• _Aim_
Print nothing but the lines from the start of the listing below through the line that contains "width=7.42cm,minimum height=8.88cm] (list3)". Do not include the pictures.

• _Source data_
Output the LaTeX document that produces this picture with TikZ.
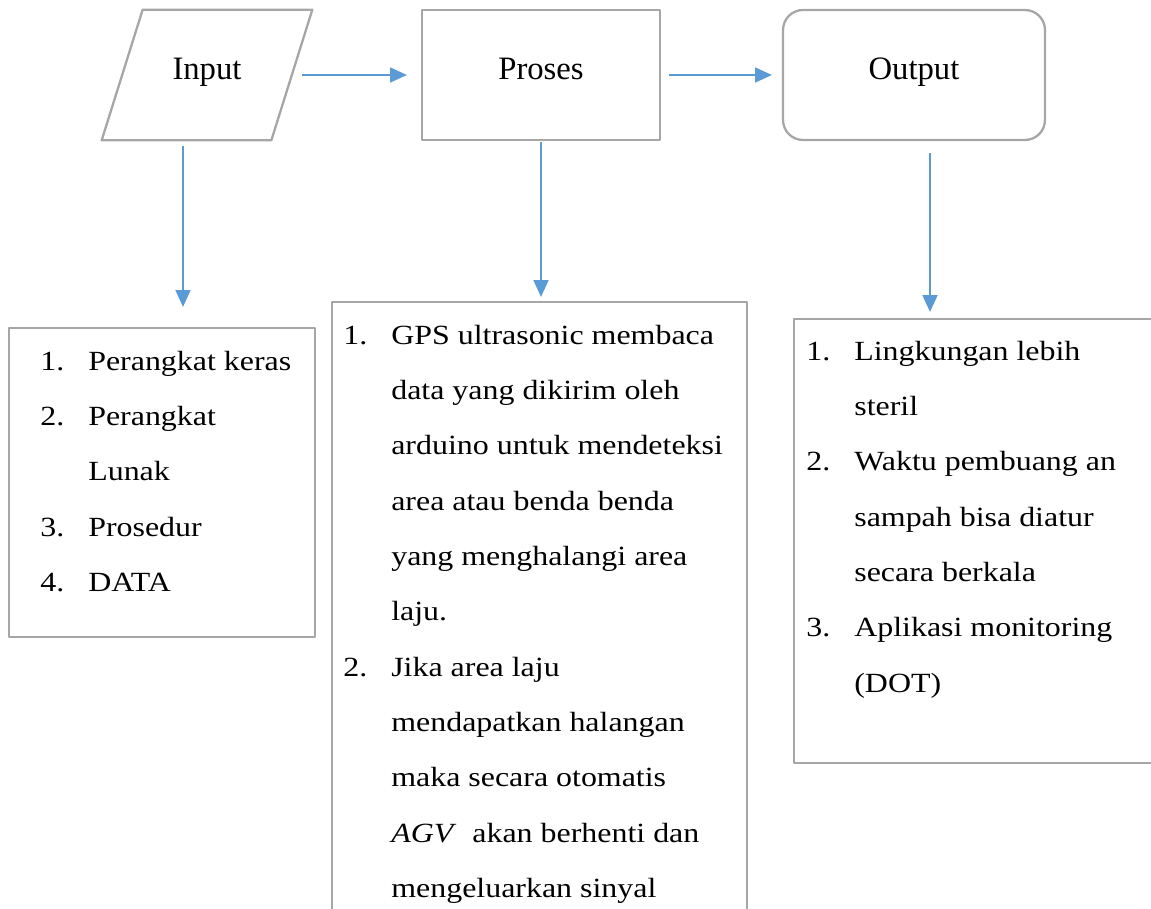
\documentclass[tikz,border=0pt]{standalone}
\usepackage{fontspec}
\setmainfont{Liberation Serif}
\newfontfamily\listfont[FakeStretch=1.15]{Liberation Serif}
\usetikzlibrary{arrows.meta,calc}
\definecolor{boxgray}{HTML}{A6A6A6}
\definecolor{flowblue}{HTML}{5B9BD5}
\newcommand{\steplist}[1]{\begin{tabular}[t]{@{}p{27.3pt}@{}l@{}}#1\end{tabular}}

\begin{document}
\begin{tikzpicture}[x=0.02cm,y=-0.02cm,line join=round,
    >={Triangle[length=9.5pt,width=8.5pt]},
    frame/.style={draw=boxgray,line width=1.3pt,inner sep=0pt},
    head/.style={font=\fontsize{18.6}{22}\selectfont,text height=12.6pt,text depth=8pt},
    flow/.style={->,flowblue,line width=0.85pt},
    lst/.style={anchor=base west,inner sep=0pt,font=\listfont\fontsize{15.8}{31.5}\selectfont}]
  \useasboundingbox (0,0) rectangle (1151,908);
  \clip (0,0) rectangle (1151,908);

  % --- top row: input, proses, output ---
  \node[head,inner sep=0pt,minimum width=3.38cm,minimum height=2.6cm] (input) at (207,75) {Input};
  \draw[boxgray,line width=1.3pt] ($(input.north west)+(20.5,0)$) -- ($(input.north east)+(20.5,0)$)
    -- ($(input.south east)+(-20.5,0)$) -- ($(input.south west)+(-20.5,0)$) -- cycle;
  \node[frame,head,minimum width=4.76cm,minimum height=2.6cm] (proses) at (541,75) {Proses};
  \node[frame,head,rounded corners=0.4cm,minimum width=5.24cm,minimum height=2.6cm] (output) at (914,75) {Output};

  % --- list boxes ---
  \node[frame,minimum width=6.12cm,minimum height=6.18cm] (list1) at (162,482.5) {};
  \node[frame,minimum width=8.3cm,minimum height=13.96cm] (list2) at (539.5,651) {};
  \node[frame,minimum width=7.42cm,minimum height=8.88cm] (list3) at (979.5,541) {};

  \node[lst] (items1) at (40,370) {\steplist{
    1. & Perangkat keras\\
    2. & Perangkat\\
       & Lunak\\
    3. & Prosedur\\
    4. & DATA}};
  \node[lst] (items2) at (343,344) {\steplist{
    1. & GPS ultrasonic membaca\\
       & data yang dikirim oleh\\
       & arduino untuk mendeteksi\\
       & area atau benda benda\\
       & yang menghalangi area\\
       & laju.\\
    2. & Jika area laju\\
       & mendapatkan halangan\\
       & maka secara otomatis\\
       & \textit{AGV}\ \ akan berhenti dan\\
       & mengeluarkan sinyal}};
  \node[lst] (items3) at (806,360) {\steplist{
    1. & Lingkungan lebih\\
       & steril\\
    2. & Waktu pembuang an\\
       & sampah bisa diatur\\
       & secara berkala\\
    3. & Aplikasi monitoring\\
       & (DOT)}};

  % --- arrows ---
  \draw[flow,shorten <=0.21cm,shorten >=0.28cm] (input.east) -- (proses.west);
  \draw[flow,shorten <=0.16cm,shorten >=0.2cm] (proses.east) -- (output.west);

  \coordinate (inDown) at ([xshift=-0.48cm]input.south);
  \coordinate (outDown) at ([xshift=0.32cm]output.south);
  \draw[flow,shorten <=0.12cm,shorten >=0.4cm] (inDown) -- (inDown |- list1.north);
  \draw[flow,shorten <=0.02cm,shorten >=0.08cm] (proses.south) -- (proses.south |- list2.north);
  \draw[flow,shorten <=0.24cm,shorten >=0.12cm] (outDown) -- (outDown |- list3.north);
\end{tikzpicture}
\end{document}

• _Answer_
Output the LaTeX document that produces this picture with TikZ.
\documentclass[tikz,border=0pt]{standalone}
\usepackage{fontspec}
\setmainfont{Liberation Serif}
\newfontfamily\listfont[FakeStretch=1.15]{Liberation Serif}
\usetikzlibrary{arrows.meta,calc}
\definecolor{boxgray}{HTML}{A6A6A6}
\definecolor{flowblue}{HTML}{5B9BD5}
\newcommand{\steplist}[1]{\begin{tabular}[t]{@{}p{27.3pt}@{}l@{}}#1\end{tabular}}

\begin{document}
\begin{tikzpicture}[x=0.02cm,y=-0.02cm,line join=round,
    >={Triangle[length=9.5pt,width=8.5pt]},
    frame/.style={draw=boxgray,line width=1.3pt,inner sep=0pt},
    head/.style={font=\fontsize{18.6}{22}\selectfont,text height=12.6pt,text depth=8pt},
    flow/.style={->,flowblue,line width=0.85pt},
    lst/.style={anchor=base west,inner sep=0pt,font=\listfont\fontsize{15.8}{31.5}\selectfont}]
  \useasboundingbox (0,0) rectangle (1151,908);
  \clip (0,0) rectangle (1151,908);

  % --- top row: input, proses, output ---
  \node[head,inner sep=0pt,minimum width=3.38cm,minimum height=2.6cm] (input) at (207,75) {Input};
  \draw[boxgray,line width=1.3pt] ($(input.north west)+(20.5,0)$) -- ($(input.north east)+(20.5,0)$)
    -- ($(input.south east)+(-20.5,0)$) -- ($(input.south west)+(-20.5,0)$) -- cycle;
  \node[frame,head,minimum width=4.76cm,minimum height=2.6cm] (proses) at (541,75) {Proses};
  \node[frame,head,rounded corners=0.4cm,minimum width=5.24cm,minimum height=2.6cm] (output) at (914,75) {Output};

  % --- list boxes ---
  \node[frame,minimum width=6.12cm,minimum height=6.18cm] (list1) at (162,482.5) {};
  \node[frame,minimum width=8.3cm,minimum height=13.96cm] (list2) at (539.5,651) {};
  \node[frame,minimum width=7.42cm,minimum height=8.88cm] (list3) at (979.5,541) {};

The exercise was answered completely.